Lantzville distances itself from mayor's social media comments on Nanaimo referendum
The District of Lantzville has issued a press release to clarify that recent comments made on social media by its mayor are not reflective of members of council nor the district as a whole.
On Monday, councillors voted 3-2 to have district staff issue a statement as a result of comments made on Facebook by Mayor Colin Haime about Nanaimo city council and staff.
The comments stem from a Facebook post on March 11 regarding the recent events centre referendum results.
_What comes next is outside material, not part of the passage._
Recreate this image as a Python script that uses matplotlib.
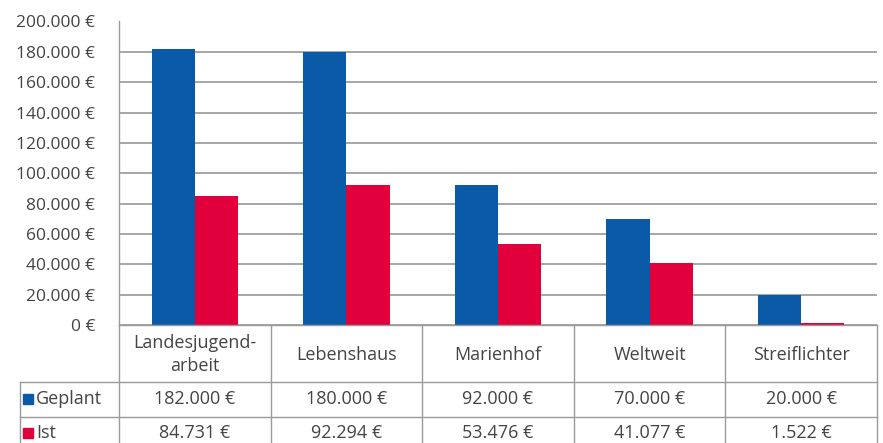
import matplotlib
matplotlib.use("Agg")
import matplotlib.pyplot as plt
import numpy as np
from matplotlib.lines import Line2D

categories = ["Landesjugend-\narbeit", "Lebenshaus", "Marienhof", "Weltweit", "Streiflichter"]
series_names = ["Geplant", "Ist"]
geplant = [182000, 180000, 92000, 70000, 20000]
ist = [84731, 92294, 53476, 41077, 1522]
yticks = [0, 20000, 40000, 60000, 80000, 100000, 120000, 140000, 160000, 180000, 200000]

colors = ["#0A5AA8", "#E2003C"]
txt = "#444444"
grid_c = "#a6a6a6"
tab_c = "#9a9a9a"

plt.rcParams['font.family'] = ['Open Sans', 'DejaVu Sans']
FS_TICK = 12.5
FS_TAB = 13

W, H = 883, 443
fig = plt.figure(figsize=(W / 100, H / 100), dpi=100)
fig.patch.set_facecolor("white")

def fx(px):
    return px / W

def fy(py):
    return 1 - py / H

left_px, right_px = 119, 877
top_px, zero_px = 21.5, 325
ax = fig.add_axes([fx(left_px), fy(zero_px), fx(right_px) - fx(left_px), fy(top_px) - fy(zero_px)])

def fmt(v):
    return f"{v:,.0f}".replace(",", ".") + " €"

x = np.arange(len(categories))
bw = 0.285
ax.bar(x - bw / 2, geplant, bw, color=colors[0], zorder=3)
ax.bar(x + bw / 2, ist, bw, color=colors[1], zorder=3)
ax.set_xlim(-0.5, len(categories) - 0.5)
ax.set_ylim(0, 200000)
ax.set_yticks(yticks)
ax.set_yticklabels([fmt(v) for v in yticks], fontsize=FS_TICK, color=txt)
ax.tick_params(axis="y", length=0, pad=17)
ax.set_xticks([])
ax.grid(axis="y", color=grid_c, linewidth=1.4, zorder=0)
for s in ["top", "right", "bottom"]:
    ax.spines[s].set_visible(False)
ax.spines["left"].set_color(tab_c)
ax.spines["left"].set_linewidth(1.0)

# data table below
col_w = (right_px - left_px) / len(categories)
row_lines = [zero_px, 382, 416.5]
bottom_px = 450
lab_left = 20

def line(x0, y0, x1, y1):
    fig.add_artist(Line2D([fx(x0), fx(x1)], [fy(y0), fy(y1)], color=tab_c, linewidth=1.0))

line(left_px, zero_px, right_px, zero_px)
line(lab_left, row_lines[1], right_px, row_lines[1])
line(lab_left, row_lines[2], right_px, row_lines[2])
for i in range(len(categories) + 1):
    xx = left_px + i * col_w
    line(xx, zero_px, xx, bottom_px)
line(lab_left, row_lines[1], lab_left, bottom_px)

for i, c in enumerate(categories):
    cx = left_px + (i + 0.5) * col_w
    fig.text(fx(cx), fy((zero_px + row_lines[1]) / 2 + 1), c, ha="center", va="center",
             fontsize=FS_TAB, color=txt, linespacing=1.3)
    fig.text(fx(cx), fy((row_lines[1] + row_lines[2]) / 2), fmt(geplant[i]), ha="center",
             va="center", fontsize=FS_TAB, color=txt)
    fig.text(fx(cx), fy(433), fmt(ist[i]), ha="center", va="center", fontsize=FS_TAB, color=txt)

row_y = [(row_lines[1] + row_lines[2]) / 2, 433]
for name, col, yy in zip(series_names, colors, row_y):
    fig.patches.append(plt.Rectangle((fx(23), fy(yy + 5)), fx(10), 10 / H, color=col,
                                     transform=fig.transFigure, figure=fig))
    fig.text(fx(36), fy(yy), name, ha="left", va="center", fontsize=FS_TAB, color=txt)

fig.savefig("out.png", dpi=100, facecolor="white")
Haime replied to a post that was questioning whether the referendum was more a vote of “non-confidence” toward Nanaimo councillors.
“[Nanaimo] Council thought they were invincible (or at least 5 of them) because they control the agenda. They saw a shiny new toy and wanted to create their legacy rather than serve the people’s best interests,” Haime wrote in the post, which also questioned city staff’s experience.
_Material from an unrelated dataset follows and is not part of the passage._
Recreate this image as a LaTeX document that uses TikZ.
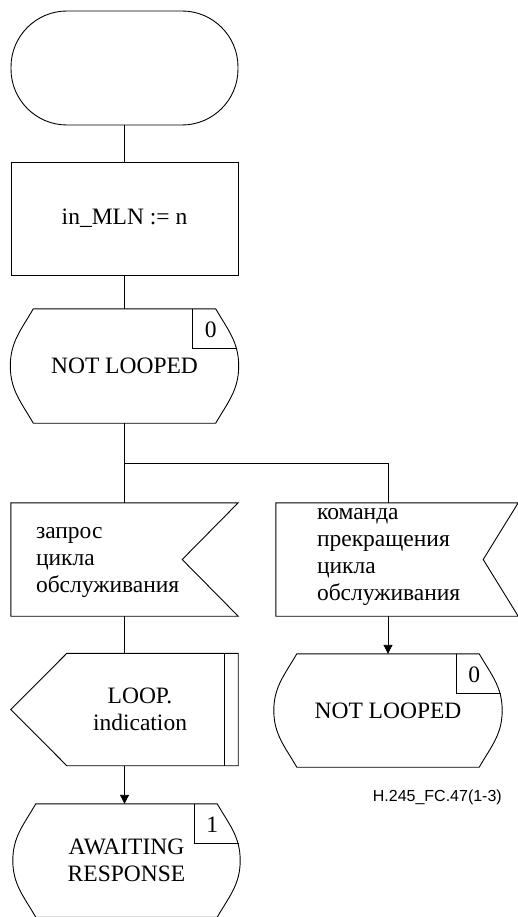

Coun. Mark Swain, who made the motion to issue a press release, told councillors that the comments were out of line and don’t do anything to help foster a better relationship with Nanaimo.
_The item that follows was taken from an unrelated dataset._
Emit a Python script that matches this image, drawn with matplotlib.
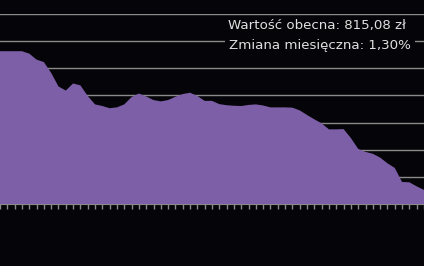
import numpy as np
import matplotlib
matplotlib.use("Agg")
import matplotlib.pyplot as plt
from matplotlib.ticker import MultipleLocator
from matplotlib.patches import Rectangle

values = [563, 563, 563, 563, 554, 532, 523, 483, 433, 418,
          444, 437, 398, 367, 361, 353, 356, 367, 394, 407,
          396, 383, 378, 383, 395, 405, 410, 398, 380, 380,
          368, 364, 362, 361, 365, 367, 363, 356, 356, 356,
          355, 345, 328, 312, 297, 275, 275, 276, 243, 203,
          192, 185, 171, 150, 133, 81, 80, 65, 52]
label_value = "Wartość obecna: 815,08 zł"
label_change = "Zmiana miesięczna: 1,30%"

bg = "#050408"
fill_color = "#7d5fa8"
grid_color = "#8a8a8a"
W, H = 424, 266

fig = plt.figure(figsize=(W / 100, H / 100), dpi=100, facecolor=bg)
ax = fig.add_axes([0, 62 / H, 1, 190 / H], facecolor=bg)

x = np.arange(len(values))
ax.fill_between(x, 0, values, color=fill_color, linewidth=0, zorder=2)

ax.set_xlim(0, len(values) - 1)
ax.set_ylim(0, 700)
ax.yaxis.set_major_locator(MultipleLocator(100))
ax.xaxis.set_major_locator(MultipleLocator(1))
ax.grid(axis="y", color=grid_color, linewidth=1.0, zorder=0)
ax.set_axisbelow(True)
for s in ["top", "left", "right"]:
    ax.spines[s].set_visible(False)
ax.spines["bottom"].set_color(grid_color)
ax.spines["bottom"].set_zorder(1)
ax.tick_params(axis="x", direction="out", length=3.5, width=1, color=grid_color,
               labelbottom=False)
ax.tick_params(axis="y", left=False, labelleft=False)

fig.patches.append(Rectangle((225 / W, 1 - 58 / H), 190 / W, 40 / H,
                             transform=fig.transFigure, facecolor=bg,
                             edgecolor="none", zorder=4))
fig.text(228 / W, 1 - 26 / H, label_value, color="#e0e0e0", fontsize=9.6,
         ha="left", va="center", zorder=5)
fig.text(229 / W, 1 - 46 / H, label_change, color="#e0e0e0", fontsize=9.6,
         ha="left", va="center", zorder=5)

fig.savefig("out.png", dpi=100, facecolor=bg)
“It does concern me that we have a representative of our community unfortunately ruffling the feathers of people we would like to work with collaboratively,” he said.
Coun. Denise Haime, Colin Haime's wife, said the mayor wasn’t speaking on Facebook as a representative of Lantzville, but as a regular citizen.
“He has that right to do that,” she said. “At no time did he say he represented the District of Lantzville or the district council of Lantzville.”
Coun. Dot Neary said the situation made her uncomfortable because she recognizes an individual’s right to free speech, but is concerned because the comments came from the mayor, who has been one of the most recognizable individuals in Lantzville for years.
She pointed out that the profile photo Colin Haime used while making the comments on Facebook is either the same or a very similar photo of the official photo in the News Bulletin. She said the need for a press release is “redundant,” but “necessary” given the high profile nature of the referendum.
Coun. Will Geselbracht questioned Haime’s motives behind the comments and asked whether the Lantzville mayor might be auditioning as a potential political candidate for the next Nanaimo election.
“If it is his intent to perhaps run for Nanaimo council, or run for mayor of Nanaimo, well that’s good. But announce it. Tell us that that is his intention and then go for it. Spend all day on social media getting ready for an election in Nanaimo in 2018, but don’t do it under the guise of our mayor of Lantzville,” Geselbracht said.
Colin Haime told the News Bulletin, he stands behind his comments and the motion was made to attract media attention and is an example of 'gotcha' politics.
Haime also rejected Geselbracht’s suggestion he plans to run for office in Nanaimo next election.
“I don’t live in Nanaimo and I have never lived in Nanaimo, so from that standpoint I would not be running for Nanaimo council,” he said.
The mayor declared a conflict and left the chamber before the motion was discussed.